The Group’s capital structure remains strong. Net debt, including financial assets and liabilities, decreased 74.1% to R545 million from R2 108 million as at 31 March 2014, resulting in a net debt to EBITDA ratio of 0.1 times. On 30 September 2014, the Group had cash balances, including other financial assets and liabilities, of R4 409 million (31 March 2014: R1 930 million). The higher cash balances emanate from a measured approach to capital investment with a focus on returns as well as cash received from a R1 billion loan secured to extend our debt maturity profile.

Free cash flow

In ZAR millions
September 2014
September 2013
%
Cash generated from operations before dividends paid as reported 3 469 3 166 9.6
Cash paid for capital expenditure (1 770) (3 133) 43.5
Free cash flow 1 699 33 5 048.5

Free cash flow increased significantly to R1 699 million (September 2013: R33 million) as a result of a 43.5% decrease in cash paid for capital expenditure.

Group capital expenditure

Our capital expenditure programme is aligned to our strategy to build our Next Generation Network and grow mobile and converged service offerings.

Group capital expenditure, which includes spend on intangible assets, decreased 42.8% to R1 815 million (September 2013: R3 171 million) and represents 11.4% of Group operating revenue (September 2013: 19.8%).

In ZAR millions
September 2014
September 2013
%
Baseline 864 1 083 20.2
Network evolution 576 1 014 43.2
Mobile 164 815 79.9
Sustenance 76 60 (26.7)
Effectiveness and efficiency 48 58 17.2
Support 39 91 57.1
Other 3 2 (50.0)
Trudon 39 35 (11.4)
Swiftnet 6 13 53.8
Total 1 815 3 171 42.8

Baseline capital expenditure of R864 million (September 2013: R1 083 million) consists largely of the deployment of technologies to support the growing data services business, links to the mobile cellular operators and access line deployment in selected highgrowth commercial and business areas. The reduction in expenditure for the period is due to the provision of ADSL and Metro Ethernet services under the Next Generation Network programme included in the network evolution category.
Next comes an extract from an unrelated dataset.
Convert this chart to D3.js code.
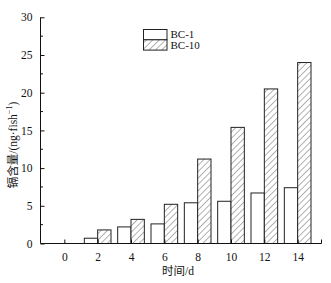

Network evolution expenditure of R576 million (September 2013: R1 014 million) is related to the continued roll-out of the Next Generation Network programme which aims to modernise the legacy voice network, provide high-speed broadband in selected areas and to address the associated operational and business support systems. The lower expenditure in this six-month period is largely due to a more rigorous focus on project selection, in accordance with the Company’s focus on efficient execution of its strategy. Our roll out was also impacted by the availability of material as a result of the strikes in the manufacturing sector and the timely availability of way leaves.

Mobile capital expenditure decreased 79.9% to R164 million (September 2013: R815 million), due to the shift to a more concentrated rollout in major metropolitan areas. The current focus on the radio access network (RAN) is to complete existing projects and to provide capacity to relieve congestion in identified growth areas.

The sustenance category expenditure of R76 million (September 2013: R60 million) was largely linked to the replacement of obsolete power systems as well as the replacement and modernisation of the access and core network.

The decrease in the effectiveness and efficiency category to R48 million (September 2013: R58 million) was as a result of lower expenditure for the movement of staff from leased buildings to owned buildings.

The support capital expenditure of R39 million (September 2013: R91 million) is primarily related to the provision of new buildings and building extensions in support of network growth, building compliance upgrades and the purchase of test equipment for technical staff. This category decreased 57.1%, mainly due to a reduction in expenditure for the rebranding of Telkom stores.